Water Dialogues

The Water and Climate Coalition will seek to generate dialogue, debate and ultimately consensus on a range of policy principles relating to water and climate change.

The Danish Dialogues on Integrated Land and Water Resources Management for Climate Change Adaptation represented a helpful step in identifying five principles for good adaptation and intended to directly influence discussions on this topic at COP15.

These principles have proven invaluable for policy-makers, and have been especially useful in the context of the climate change negotiations as the principles are easily understood by government representatives who are not issue experts.

Yet it is clear that policy principles relating to water are lacking in many climate-relevant areas, and for the outcomes of the climate change negotiations to be sustainable it is important for certain issues to be highlighted further. Crucially, it is necessary for water considerations to extend beyond the current focus on adaptation, and also consider how mitigation actions interact with water management, especially in the case of energy production.

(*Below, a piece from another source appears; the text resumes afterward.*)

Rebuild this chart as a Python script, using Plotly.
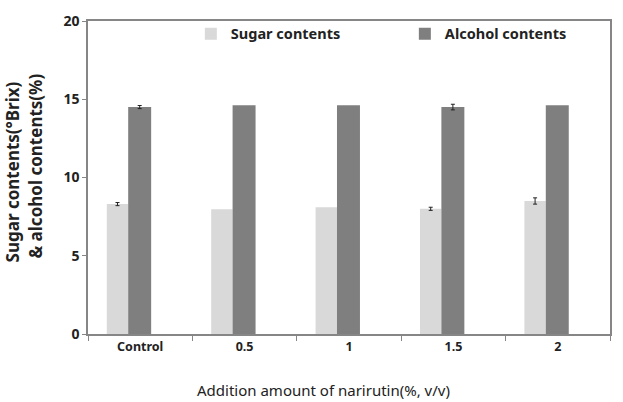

To this end, the WCC will co-ordinate a global multi-stakeholder dialogue on water and energy ahead of the COP16 in 2010:

Global Water and Energy Dialogue

Water management, and energy production and usage, are deeply interrelated. The impact that climate change will have on both of these areas raises a number of complex issues. Water is the primary medium through which climate change impacts will be felt by human populations and the environment, whilst energy production is one of the most significant drivers of climate change due to the emission of Greenhouse Gases (GHGs) into the atmosphere through the burning of fossil fuels. It is of vital importance that the water and energy nexus is included within any intergovernmental agreement that tackles climate change, as any carbon reduction agreement will mean a move towards greater efficiency standards and renewable technologies, which in turn will have impacts on the use of water.